Given information:
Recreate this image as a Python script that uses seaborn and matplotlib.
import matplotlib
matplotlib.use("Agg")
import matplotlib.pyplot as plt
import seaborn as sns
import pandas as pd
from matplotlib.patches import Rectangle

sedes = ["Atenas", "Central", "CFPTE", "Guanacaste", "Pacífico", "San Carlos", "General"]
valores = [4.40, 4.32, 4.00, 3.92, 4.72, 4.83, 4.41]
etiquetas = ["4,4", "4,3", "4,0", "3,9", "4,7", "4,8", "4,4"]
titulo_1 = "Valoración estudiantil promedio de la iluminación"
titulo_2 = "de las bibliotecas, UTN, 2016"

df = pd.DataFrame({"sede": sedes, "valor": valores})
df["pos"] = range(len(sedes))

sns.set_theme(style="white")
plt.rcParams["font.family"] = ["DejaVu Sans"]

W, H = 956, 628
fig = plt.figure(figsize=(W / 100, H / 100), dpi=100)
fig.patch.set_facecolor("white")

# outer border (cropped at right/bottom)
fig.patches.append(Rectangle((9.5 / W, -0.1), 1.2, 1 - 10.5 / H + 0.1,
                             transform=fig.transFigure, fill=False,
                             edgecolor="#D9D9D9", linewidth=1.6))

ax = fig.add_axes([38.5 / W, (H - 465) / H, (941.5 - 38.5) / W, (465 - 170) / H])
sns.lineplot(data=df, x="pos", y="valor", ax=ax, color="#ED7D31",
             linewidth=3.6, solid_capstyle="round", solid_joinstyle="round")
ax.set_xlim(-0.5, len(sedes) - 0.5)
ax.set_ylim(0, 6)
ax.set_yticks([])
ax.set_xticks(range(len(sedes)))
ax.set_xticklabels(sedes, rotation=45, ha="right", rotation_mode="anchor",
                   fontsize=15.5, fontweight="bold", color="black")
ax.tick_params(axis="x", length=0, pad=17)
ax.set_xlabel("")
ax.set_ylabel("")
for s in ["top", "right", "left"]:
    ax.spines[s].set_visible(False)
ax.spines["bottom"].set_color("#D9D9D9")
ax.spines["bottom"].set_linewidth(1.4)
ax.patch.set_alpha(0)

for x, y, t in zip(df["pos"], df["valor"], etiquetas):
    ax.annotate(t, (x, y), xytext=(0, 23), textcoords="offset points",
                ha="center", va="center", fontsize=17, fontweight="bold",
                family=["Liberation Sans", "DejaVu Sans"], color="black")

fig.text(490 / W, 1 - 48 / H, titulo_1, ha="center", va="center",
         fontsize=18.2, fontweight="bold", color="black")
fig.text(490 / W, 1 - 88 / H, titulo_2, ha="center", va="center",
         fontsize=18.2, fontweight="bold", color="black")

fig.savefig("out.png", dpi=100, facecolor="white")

Prompt:
Copy every line exactly. Leave nothing out.

Task output:
Recreate this image as a Python script that uses seaborn and matplotlib.
import matplotlib
matplotlib.use("Agg")
import matplotlib.pyplot as plt
import seaborn as sns
import pandas as pd
from matplotlib.patches import Rectangle

sedes = ["Atenas", "Central", "CFPTE", "Guanacaste", "Pacífico", "San Carlos", "General"]
valores = [4.40, 4.32, 4.00, 3.92, 4.72, 4.83, 4.41]
etiquetas = ["4,4", "4,3", "4,0", "3,9", "4,7", "4,8", "4,4"]
titulo_1 = "Valoración estudiantil promedio de la iluminación"
titulo_2 = "de las bibliotecas, UTN, 2016"

df = pd.DataFrame({"sede": sedes, "valor": valores})
df["pos"] = range(len(sedes))

sns.set_theme(style="white")
plt.rcParams["font.family"] = ["DejaVu Sans"]

W, H = 956, 628
fig = plt.figure(figsize=(W / 100, H / 100), dpi=100)
fig.patch.set_facecolor("white")

# outer border (cropped at right/bottom)
fig.patches.append(Rectangle((9.5 / W, -0.1), 1.2, 1 - 10.5 / H + 0.1,
                             transform=fig.transFigure, fill=False,
                             edgecolor="#D9D9D9", linewidth=1.6))

ax = fig.add_axes([38.5 / W, (H - 465) / H, (941.5 - 38.5) / W, (465 - 170) / H])
sns.lineplot(data=df, x="pos", y="valor", ax=ax, color="#ED7D31",
             linewidth=3.6, solid_capstyle="round", solid_joinstyle="round")
ax.set_xlim(-0.5, len(sedes) - 0.5)
ax.set_ylim(0, 6)
ax.set_yticks([])
ax.set_xticks(range(len(sedes)))
ax.set_xticklabels(sedes, rotation=45, ha="right", rotation_mode="anchor",
                   fontsize=15.5, fontweight="bold", color="black")
ax.tick_params(axis="x", length=0, pad=17)
ax.set_xlabel("")
ax.set_ylabel("")
for s in ["top", "right", "left"]:
    ax.spines[s].set_visible(False)
ax.spines["bottom"].set_color("#D9D9D9")
ax.spines["bottom"].set_linewidth(1.4)
ax.patch.set_alpha(0)

for x, y, t in zip(df["pos"], df["valor"], etiquetas):
    ax.annotate(t, (x, y), xytext=(0, 23), textcoords="offset points",
                ha="center", va="center", fontsize=17, fontweight="bold",
                family=["Liberation Sans", "DejaVu Sans"], color="black")

fig.text(490 / W, 1 - 48 / H, titulo_1, ha="center", va="center",
         fontsize=18.2, fontweight="bold", color="black")
fig.text(490 / W, 1 - 88 / H, titulo_2, ha="center", va="center",
         fontsize=18.2, fontweight="bold", color="black")

fig.savefig("out.png", dpi=100, facecolor="white")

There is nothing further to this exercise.